The governor pointed to progress on construction defects as one of the wins in the first 60 days. “I believe this is the year it will get through,” which he said would improve affordability and housing stock.
But the proposal faces an uncertain future in the House, given opposition from the homeowners’ groups and trial lawyers.
The Budget
Lawmakers will have to work through those two major issues at the same time they’re also facing their number one task, and by law, the only thing they’re required to do every year: pass a balanced budget.
The state’s annual budget will start in the Senate later this month, a responsibility that flips between the House and Senate every year. In addition to the annual budget, known as the Long Appropriations Bill, the Senate also will be responsible for introducing the annual school finance act, which funds the state’s public and charter K-12 schools.
Both of these measures face big problems this year: Hickenlooper’s proposed 2017-18 budget last November showed a $500 million gap between revenues and expected expenses, and the school finance act faces a shortfall in the property taxes that pay for school operations. That shortage, which could be as much as $170 million. becomes the lawmakers’ headache because state law requires that any shortfall in property taxes be covered by the state budget.
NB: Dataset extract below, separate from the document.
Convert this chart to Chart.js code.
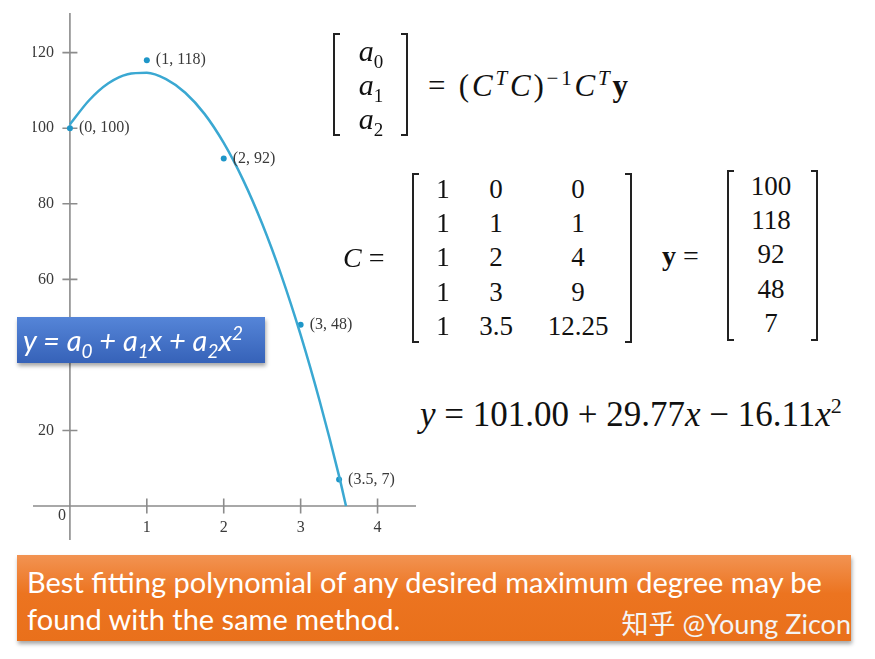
<!DOCTYPE html>
<html>
<head>
<meta charset="utf-8">
<script src="https://cdn.jsdelivr.net/npm/chart.js@4.4.1/dist/chart.umd.min.js"></script>
<style>
  html, body { margin: 0; padding: 0; background: #fff; }
  #page { position: relative; width: 875px; height: 659px; overflow: hidden; }
  #plot { position: absolute; left: 33px; top: 13px; width: 383px; height: 527px; }
  .t { position: absolute; white-space: nowrap; line-height: 1; }
  .serif { font-family: "Liberation Serif", "DejaVu Serif", serif; color: #111; }
  .it { font-style: italic; }
  .brL, .brR { position: absolute; border: 2px solid #222; width: 7px; box-sizing: border-box; }
  .brL { border-right: none; }
  .brR { border-left: none; }
  sub, sup { line-height: 0; }
  #box {
    position: absolute; left: 17px; top: 317px; width: 248px; height: 46px;
    background: linear-gradient(#5585d8, #3662b8);
    box-shadow: 1px 3px 4px rgba(0,0,0,0.35);
  }
  #box span { position: absolute; left: 6px; top: 5px; font: italic 29px Lato, "Open Sans", sans-serif; color: #fff; white-space: nowrap; }
  #banner {
    position: absolute; left: 17px; top: 555px; width: 834px; height: 86px;
    background: linear-gradient(#f29352, #ec7420 45%, #e9701b);
    box-shadow: 1px 3px 4px rgba(0,0,0,0.35);
    font-family: Lato, "Open Sans", sans-serif; color: #fff;
  }
  #banner .l { position: absolute; left: 10px; font-size: 29px; white-space: nowrap; }
  #mark { position: absolute; right: 0; top: 48px; font-size: 27px; white-space: nowrap; color: #f4f4f4; }
  #mark .cn { font-family: "Noto Sans CJK SC", sans-serif; }
</style>
</head>
<body>
<div id="page">
  <div id="plot"><canvas id="chart"></canvas></div>

  <!-- coefficient vector and normal equation -->
  <div class="brL" style="left:333px;top:33px;height:103px;"></div>
  <div class="brR" style="left:401px;top:33px;height:103px;"></div>
  <div class="t serif" id="eq1" style="left:428px;top:70px;font-size:31px;letter-spacing:2.8px;">
    = (<span class="it">C</span><sup style="font-size:21px" class="it">T</sup><span class="it">C</span>)<sup style="font-size:21px">&minus;1</sup><span class="it">C</span><sup style="font-size:21px" class="it">T</sup><b>y</b>
  </div>

  <!-- design matrix and observation vector -->
  <div class="t serif it" style="left:343px;top:244px;font-size:28px;">C <span style="font-style:normal">=</span></div>
  <div class="brL" style="left:412px;top:173px;height:170px;"></div>
  <div class="brR" style="left:625px;top:173px;height:170px;"></div>
  <div class="t serif" style="left:662px;top:242px;font-size:28px;"><b>y</b> =</div>
  <div class="brL" style="left:727px;top:170px;height:171px;"></div>
  <div class="brR" style="left:811px;top:170px;height:171px;"></div>

  <div class="t" id="fit" style="left:420px;top:397px;font-family:'Liberation Serif',serif;font-size:35px;color:#111;">
    <span class="it">y</span> = 101.00 + 29.77<span class="it">x</span> &minus; 16.11<span class="it">x</span><sup style="font-size:22px">2</sup>
  </div>

  <div id="box"><span>y = a<sub style="font-size:19px">0</sub> + a<sub style="font-size:19px">1</sub>x + a<sub style="font-size:19px">2</sub>x<sup style="font-size:19px">2</sup></span></div>

  <div id="banner">
    <div class="l" style="top:9px;">Best fitting polynomial of any desired maximum degree may be</div>
    <div class="l" style="top:46px;">found with the same method.</div>
    <div id="mark"><span class="cn">知乎</span> @Young Zicon</div>
  </div>
</div>

<script>
// data points
const xValues = [0, 1, 2, 3, 3.5];
const yValues = [100, 118, 92, 48, 7];
const pointLabels = ['(0, 100)', '(1, 118)', '(2, 92)', '(3, 48)', '(3.5, 7)'];

// fitted curve
const fitX = [0, 0.25, 0.5, 0.75, 1, 1.25, 1.5, 1.75, 2, 2.25, 2.5, 2.75, 3, 3.25, 3.5, 3.59];
const fitY = [101, 107.4, 111.9, 114.3, 114.7, 113.0, 109.4, 103.8, 96.1, 86.4, 74.7, 61.0, 45.3, 27.6, 7.9, 0];

// ticks
const xTicks = [1, 2, 3, 4];
const yTicks = [20, 40, 60, 80, 100, 120];

// matrix text
const aNames = ['0', '1', '2'];
const cRows = [['1', '0', '0'], ['1', '1', '1'], ['1', '2', '4'], ['1', '3', '9'], ['1', '3.5', '12.25']];

function place(parent, html, x, y, size) {
    let d = document.createElement('div');
    d.className = 't serif';
    d.style.left = x + 'px';
    d.style.top = y + 'px';
    d.style.fontSize = size + 'px';
    d.style.transform = 'translate(-50%, -50%)';
    d.innerHTML = html;
    parent.appendChild(d);
}

const page = document.getElementById('page');
// a0, a1, a2
aNames.forEach((n, i) => {
    place(page, '<span class="it">a</span><sub style="font-size:19px">' + n + '</sub>', 371, 51 + i * 34, 30);
});
// C matrix columns
const colX = [443, 496, 578];
const rowY = [189, 223, 257, 292, 326];
cRows.forEach((row, r) => {
    row.forEach((v, c) => place(page, v, colX[c], rowY[r], 27));
});
// y vector uses the data values
yValues.forEach((v, r) => place(page, String(v), 771, rowY[r] - 3, 27));

const axisColor = '#8c8c8c';
const curveColor = 'rgb(58, 168, 210)';
const pointColor = 'rgb(30, 150, 200)';

// axes through the origin, crossing tick marks and their labels
const axes = {
    id: 'axes',
    beforeDatasetsDraw(chart) {
        const ctx = chart.ctx;
        const xs = chart.scales.x, ys = chart.scales.y;
        const x0 = xs.getPixelForValue(0), y0 = ys.getPixelForValue(0);
        ctx.save();
        ctx.strokeStyle = axisColor;
        ctx.lineWidth = 1.6;
        ctx.beginPath();
        ctx.moveTo(xs.left, y0);
        ctx.lineTo(xs.right, y0);
        ctx.moveTo(x0, ys.top);
        ctx.lineTo(x0, ys.bottom);
        xTicks.forEach(v => {
            let px = xs.getPixelForValue(v);
            ctx.moveTo(px, y0 - 7.5);
            ctx.lineTo(px, y0 + 7.5);
        });
        yTicks.forEach(v => {
            let py = ys.getPixelForValue(v);
            ctx.moveTo(x0 - 7.5, py);
            ctx.lineTo(x0 + 7.5, py);
        });
        ctx.stroke();

        ctx.fillStyle = '#3a3a3a';
        ctx.font = '16px "Liberation Serif", serif';
        ctx.textBaseline = 'middle';
        ctx.textAlign = 'center';
        xTicks.forEach(v => ctx.fillText(String(v), xs.getPixelForValue(v), y0 + 22));
        ctx.fillText('0', x0 - 8, y0 + 10);
        ctx.textAlign = 'right';
        yTicks.forEach(v => ctx.fillText(String(v), x0 - 16, ys.getPixelForValue(v)));
        ctx.restore();
    },
    afterDraw(chart) {
        const ctx = chart.ctx;
        ctx.save();
        ctx.fillStyle = '#3a3a3a';
        ctx.textBaseline = 'middle';
        ctx.textAlign = 'left';
        ctx.font = '16px "Liberation Serif", serif';
        const meta = chart.getDatasetMeta(1);
        meta.data.forEach((pt, i) => {
            ctx.fillText(pointLabels[i], pt.x + 9, pt.y);
        });
        ctx.restore();
    }
};

new Chart(document.getElementById('chart'), {
    type: 'scatter',
    data: {
        datasets: [{
            label: 'fit',
            data: fitX.map((x, i) => ({ x: x, y: fitY[i] })),
            showLine: true,
            borderColor: curveColor,
            borderWidth: 2.5,
            pointRadius: 0,
            cubicInterpolationMode: 'monotone'
        }, {
            label: 'data',
            data: xValues.map((x, i) => ({ x: x, y: yValues[i] })),
            backgroundColor: pointColor,
            borderColor: pointColor,
            pointRadius: 3,
            borderWidth: 0
        }]
    },
    options: {
        responsive: true,
        maintainAspectRatio: false,
        animation: false,
        layout: { padding: 0, autoPadding: false },
        plugins: { legend: { display: false }, tooltip: { enabled: false } },
        scales: {
            x: { type: 'linear', display: false, min: -0.48, max: 4.5 },
            y: { type: 'linear', display: false, min: -9, max: 130.5 }
        }
    },
    plugins: [axes]
});
</script>
</body>
</html>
Once the budget is introduced, around March 27, the next act in the budget play is finding out which new bills receive funding. Dozens of bills are sitting in appropriations committees in both the House and Senate, while their sponsors wait to hear how much money is available after the budget is completed. It isn’t expected to be much. Last year, when the state wasn’t facing a budget shortfall, lawmakers had only $3.2 million to spend.
One big-ticket bill that’s waiting to see if there’s enough money is the repeal of the Colorado health benefit exchange. The measure carries an anticipated cost, beginning in 2017-18, of almost $2.6 million. But even if the Senate Appropriations Committee granted its funding request, the bill is expected to be dead on arrival in the Democratic-controlled House.
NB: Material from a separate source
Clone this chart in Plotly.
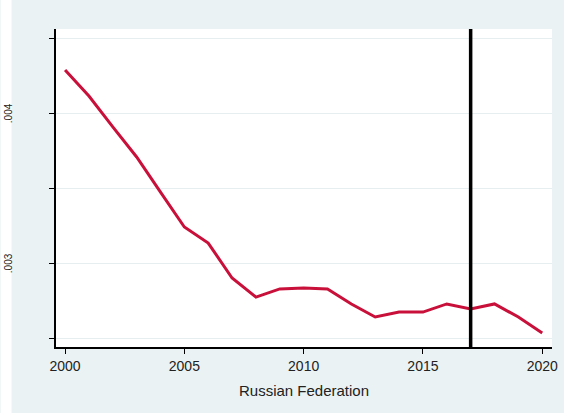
import plotly.graph_objects as go

years = list(range(2000, 2021))
values = [0.004287, 0.004113, 0.003907, 0.003707, 0.003473, 0.003240, 0.003133,
          0.002900, 0.002773, 0.002827, 0.002833, 0.002827, 0.002727, 0.002640,
          0.002673, 0.002673, 0.002727, 0.002693, 0.002727, 0.002640, 0.002533]
x_ticks = [2000, 2005, 2010, 2015, 2020]
y_ticks = [0.0025, 0.003, 0.0035, 0.004, 0.0045]
y_labels = [(0.004, ".004"), (0.003, ".003")]
event_year = 2017
x_title = "Russian Federation"

W, H = 564, 413
L, R, T, B = 56, 6, 29, 66
pw = W - L - R

fig = go.Figure()
fig.add_trace(go.Scatter(x=years, y=values, mode="lines",
                         line=dict(color="#C8103A", width=3), hoverinfo="skip"))

fig.add_shape(type="line", xref="x", yref="paper", x0=event_year, x1=event_year,
              y0=0, y1=1, line=dict(color="black", width=3.5), layer="above")
# white strip at far left
fig.add_shape(type="rect", xref="paper", yref="paper", x0=-L / pw, x1=-(L - 11) / pw,
              y0=-2, y1=2, fillcolor="white", line=dict(width=0), layer="below")

for v, t in y_labels:
    fig.add_annotation(x=-L / pw, xref="paper", y=v, yref="y", text=t, showarrow=False,
                       textangle=-90, xanchor="left", xshift=0,
                       font=dict(family="Liberation Sans, Arial", size=10, color="#222"))

fig.update_layout(
    width=W, height=H,
    margin=dict(l=L, r=R, t=T, b=B),
    paper_bgcolor="#EAF2F3", plot_bgcolor="white",
    showlegend=False,
    font=dict(family="Liberation Sans, Arial", color="#222"),
)
fig.update_xaxes(range=[1999.62, 2020.41], tickvals=x_ticks, ticks="outside", ticklen=5,
                 tickcolor="black", showline=True, linecolor="black", linewidth=1.5,
                 showgrid=False, zeroline=False, tickfont=dict(size=14),
                 title=dict(text=x_title, font=dict(size=15), standoff=13))
fig.update_yaxes(range=[0.00244, 0.00456], tickvals=y_ticks, showticklabels=False,
                 ticks="outside", ticklen=5, tickcolor="black", showline=True,
                 linecolor="black", linewidth=1.5, showgrid=True, gridcolor="#E6EEF0",
                 gridwidth=1, zeroline=False)

fig.write_html("out.html")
What else to watch for the rest of the session
Aside from the major issues that face the General Assembly between now and the end of the session, lawmakers have come up with some pretty interesting and even some unusual ideas.
Among them:
• Daylight Savings Time: On Sunday, we all get up an hour earlier after making the semi-annual clock change. Lawmakers have tried several times in the past few years to say “Enough! Fall back or spring forward, but pick one and be done with it for the year.” That idea likely has the best chance it’s ever had this year, with bipartisan sponsorship of a bill to put Colorado on Daylight Savings Time year-round. The bill’s sponsors, Democratic Rep. Dan Pabon of Denver and Republican Rep. Phil Covarrubias of Brighton, tried a measure earlier this session to make Mountain Standard Time the one and only for Colorado. But that measure died at the sponsors’ request after they heard from constituents and polls showed that people want that extra hour of daylight in the evening. The two have introduced their second go-round on the issue, which would also require Congressional approval should it pass the General Assembly and be signed into law by the governor.
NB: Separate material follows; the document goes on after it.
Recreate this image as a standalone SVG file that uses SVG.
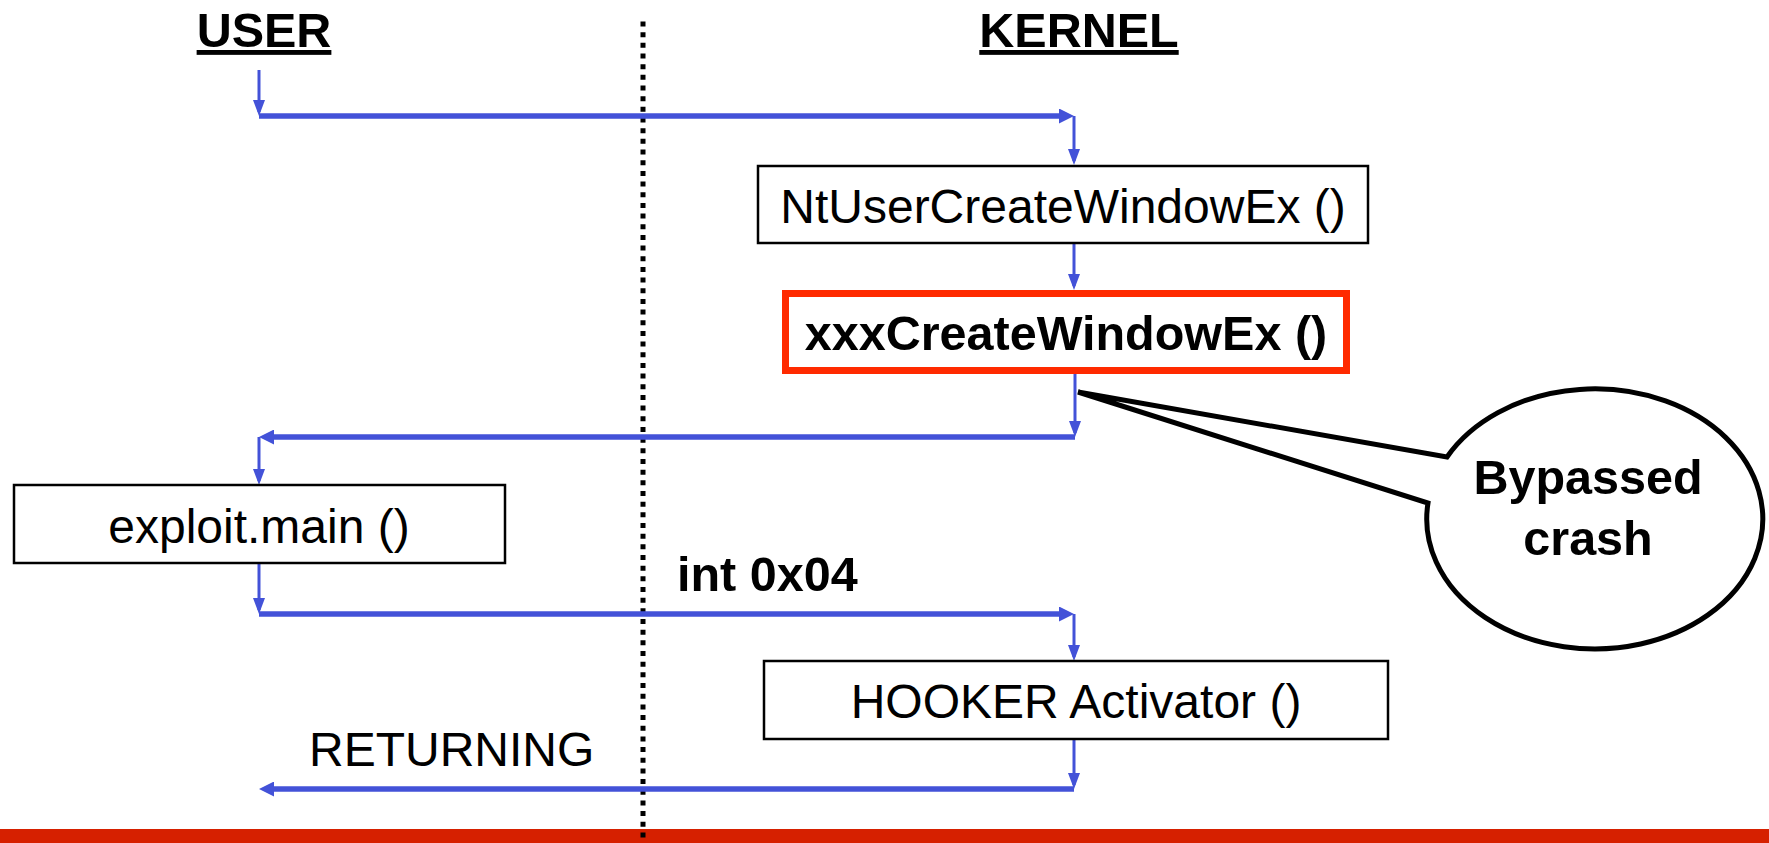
<svg xmlns="http://www.w3.org/2000/svg" width="1769" height="843" viewBox="0 0 1769 843">
<style>
.t{font-family:"Liberation Sans",Arial,sans-serif;font-size:48px;fill:#000}
.b{font-weight:bold;font-size:48.5px}
.box{fill:#fff;stroke:#000;stroke-width:2.5}
.v{stroke:#4352d8;stroke-width:3;fill:none}
.h{stroke:#4352d8;stroke-width:5.5;fill:none}
</style>
<defs>
<marker id="av" markerUnits="userSpaceOnUse" markerWidth="16" markerHeight="12" refX="12" refY="6" orient="auto">
<path d="M0,0 L16,6 L0,12 Z" fill="#4352d8"/>
</marker>
<marker id="ah" markerUnits="userSpaceOnUse" markerWidth="15" markerHeight="15" refX="9" refY="7.5" orient="auto">
<path d="M0,0 L15,7.5 L0,15 Z" fill="#4352d8"/>
</marker>
</defs>
<rect x="0" y="829" width="1769" height="14" fill="#d62000"/>
<line x1="643" y1="21.5" x2="643" y2="843" stroke="#000" stroke-width="5" stroke-dasharray="5 5.67"/>
<g id="labels">
<text class="t b" x="264" y="47" text-anchor="middle" text-decoration="underline">USER</text>
<text class="t b" x="1079" y="47" text-anchor="middle" text-decoration="underline">KERNEL</text>
<text class="t b" x="677" y="591">int 0x04</text>
<text class="t" x="309" y="766">RETURNING</text>
</g>
<g id="connectors">
<line class="v" x1="259" y1="70" x2="259" y2="112" marker-end="url(#av)"/>
<line class="h" x1="259" y1="116" x2="1068" y2="116" marker-end="url(#ah)"/>
<line class="v" x1="1074" y1="116" x2="1074" y2="161" marker-end="url(#av)"/>
<line class="v" x1="1074" y1="243" x2="1074" y2="286" marker-end="url(#av)"/>
<line class="v" x1="1075" y1="374" x2="1075" y2="433" marker-end="url(#av)"/>
<line class="h" x1="1075" y1="437" x2="265" y2="437" marker-end="url(#ah)"/>
<line class="v" x1="259" y1="437" x2="259" y2="481" marker-end="url(#av)"/>
<line class="v" x1="259" y1="563" x2="259" y2="610" marker-end="url(#av)"/>
<line class="h" x1="259" y1="614" x2="1068" y2="614" marker-end="url(#ah)"/>
<line class="v" x1="1074" y1="614" x2="1074" y2="657" marker-end="url(#av)"/>
<line class="v" x1="1074" y1="739" x2="1074" y2="785" marker-end="url(#av)"/>
<line class="h" x1="1074" y1="789" x2="265" y2="789" marker-end="url(#ah)"/>
</g>
<g id="ntuser">
<rect class="box" x="758" y="166" width="610" height="77"/>
<text class="t" x="1063" y="223" text-anchor="middle">NtUserCreateWindowEx ()</text>
</g>
<g id="xxx">
<rect x="785.5" y="293.5" width="561" height="77" fill="#fff" stroke="#ff2a00" stroke-width="7"/>
<text class="t b" x="1066" y="350" text-anchor="middle">xxxCreateWindowEx ()</text>
</g>
<g id="exploit">
<rect class="box" x="14" y="485" width="491" height="78"/>
<text class="t" x="259" y="543" text-anchor="middle">exploit.main ()</text>
</g>
<g id="hooker">
<rect class="box" x="764" y="661" width="624" height="78"/>
<text class="t" x="1076" y="718" text-anchor="middle">HOOKER Activator ()</text>
</g>
<g id="callout">
<path d="M1078 392 L1447 457 A168 130 0 1 1 1428 503 Z" fill="#fff" stroke="#000" stroke-width="5" stroke-linejoin="miter"/>
<text class="t b" x="1588" y="494" text-anchor="middle" font-size="48">Bypassed</text>
<text class="t b" x="1588" y="555" text-anchor="middle" font-size="48">crash</text>
</g>
</svg>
• It would be legal to break into someone’s car to rescue a pet or child in distress under a bill that won overwhelming support in the House and is now being considered by the Senate. The bill says that if you see a pet or a child who appear to be in life-threatening distress, as in the summer when closed car temperatures can reach more than 100 degrees, you can do what you can to free them from the vehicle, so long as you make a reasonable effort to find the vehicle’s owner. If unable to find the owner, you must contact emergency responders and remain on the scene until they arrive. The measure drew 33 bipartisan co-sponsors in the House, which is quite a feat these days, and passed the House this week with 63 yes votes and only two naysayers, one from each party.
• The General Assembly revamped its website for the 2017 session, to include a daily listing of the most-accessed bills. The most-watched bill of the session to date? Sterling Republican Sen. Jerry Sonnenberg’s measure to make tampering with oil and gas gathering operations a felony. The bill generated fierce criticism from members of the environmental community who showed up in force in mid-February to testify against it.
Sonnenberg and the bill’s proponents from the oil and gas industry argued that it’s already illegal to tamper with oil and gas equipment – it’s a misdemeanor – and they just intend to make tampering a more harsh penalty. The bill won 18 Republicans votes and one Democratic “yes” in the 35-member Senate, but faces certain defeat in the House’s State, Veterans and Military Affairs Committee when it comes up for review on April 12.
Then there’s bills on tampons and diapers. Really.
• Two bills would eliminate sales taxes on purchases of feminine hygiene products and diapers for babies and adults. It’s worth reading the fiscal analyses on these two bills for the level of detail that went into figuring out just how many diapers a baby uses between birth and age 3, or how many tampons a woman will buy during her reproductive years.
Both bills, however, would cost the state in the form of less sales tax revenue, and again, in a year with a budget shortfall, each will struggle to win approval from appropriations committees. Each carry at least a one million dollar hit to the state’s sales tax coffers.
As for the 33 bills signed by Hickenlooper in the past week: not exactly page-turners, but important to the operations of state government. A dozen bills fine-tune the 2016-17 state budget, two bills repeal obsolete laws on redistricting, a couple of bills deal with fire and police pension rules, and there are now several new laws on reporting requirements by state agencies to the General Assembly.
The 2017 legislative session concludes on Wednesday, May 11.